The Los Angeles Housing Department responded they will start an investigation following a report that residential hotels required by law to be reserved for low-cost housing advertise on travel websites and rent to tourists. The report found 21 hotels with over 800 units across Los Angeles turned housing units into hotel rooms, breaking a 2008 law requiring they remain residential unless the owner pays to replace units taken off the market or pay a city housing fund.

Census data from the last two years shows fluctuation in population rates between large and small counties across the state, finding that some larger counties like Los Angeles, San Francisco and Santa Barbara are rebounding from population losses. Smaller counties' populations are more susceptible to local changes such as the construction of a prison or new housing. The census data still found that general state population continues to decline.

The US Department of Housing and Urban development announced a $9.3 million grant to Mendocino County Indigenous Tribes to fund affordable housing activities.

San Diego County built fewer homes last year than in 2021 despite a large political push for more housing in the area.
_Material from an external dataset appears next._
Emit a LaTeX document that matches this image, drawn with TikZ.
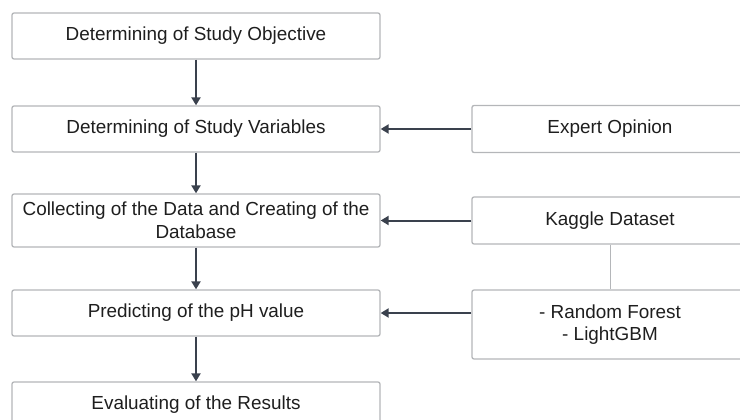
\documentclass[tikz,border=0pt]{standalone}
\usepackage{fontspec}
\setmainfont{Liberation Sans}
\usetikzlibrary{arrows.meta,positioning}
\definecolor{fframe}{HTML}{B4B6B9}
\definecolor{farrow}{HTML}{3A414D}
\definecolor{ftext}{HTML}{1E1E1E}

\begin{document}
\begin{tikzpicture}[x=1pt, y=-1pt, font=\fontsize{18.9}{22.7}\selectfont,
  stage/.style={draw=fframe, line width=1.3pt, rounded corners=2pt, minimum width=368pt,
    minimum height=46pt, inner sep=0pt, align=center, text=ftext},
  source/.style={stage, minimum width=276pt},
  flow/.style={draw=farrow, line width=2pt, -{Triangle[length=8pt,width=9pt]}}]
\path[use as bounding box] (0,0) rectangle (740,420);
\clip (0,0) rectangle (740,420);
% ---------- main steps ----------
\node[stage] (objective) at (196,36) {Determining of Study Objective};
\node[stage] (variables) at (196,129) {Determining of Study Variables};
\node[stage, minimum height=53pt] (database) at (196,220.5)
   {Collecting of the Data and Creating of the\\Database};
\node[stage] (predict) at (196,313) {Predicting of the pH value};
\node[stage] (evaluate) at (196,405) {Evaluating of the Results};
\foreach \a/\b in {objective/variables, variables/database, database/predict, predict/evaluate}
  {\draw[flow] (\a) -- (\b);}
% ---------- inputs ----------
\node[source, minimum height=47pt] (expert) at (610,129) {Expert Opinion};
\node[source, minimum height=47pt] (kaggle) at (610,220.5) {Kaggle Dataset};
\node[source, minimum height=69pt] (models) at (610,324.5) {- Random Forest\\- LightGBM};
\draw[fframe, line width=1pt] (kaggle) -- (models);
\draw[flow] (expert) -- (variables);
\draw[flow] (kaggle) -- (database);
\draw[flow] (models.west |- predict) -- (predict);
\end{tikzpicture}
\end{document}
The county saw 521 less homes built in 2022 than in 2021 even as the county cites housing as a significant focus. The San Diego Building Industry Administration believes the county must build approximately 21,000 homes a year to keep up with demand.

The Santa Clara County Board of Supervisors voted to purchase land to build affordable housing for educators, hoping to reduce financial strains on local teachers. The Board of Supervisors agreed to swap a 1.5-acre county-owned parcel of land with Apple for a nearly-five-acre parcel.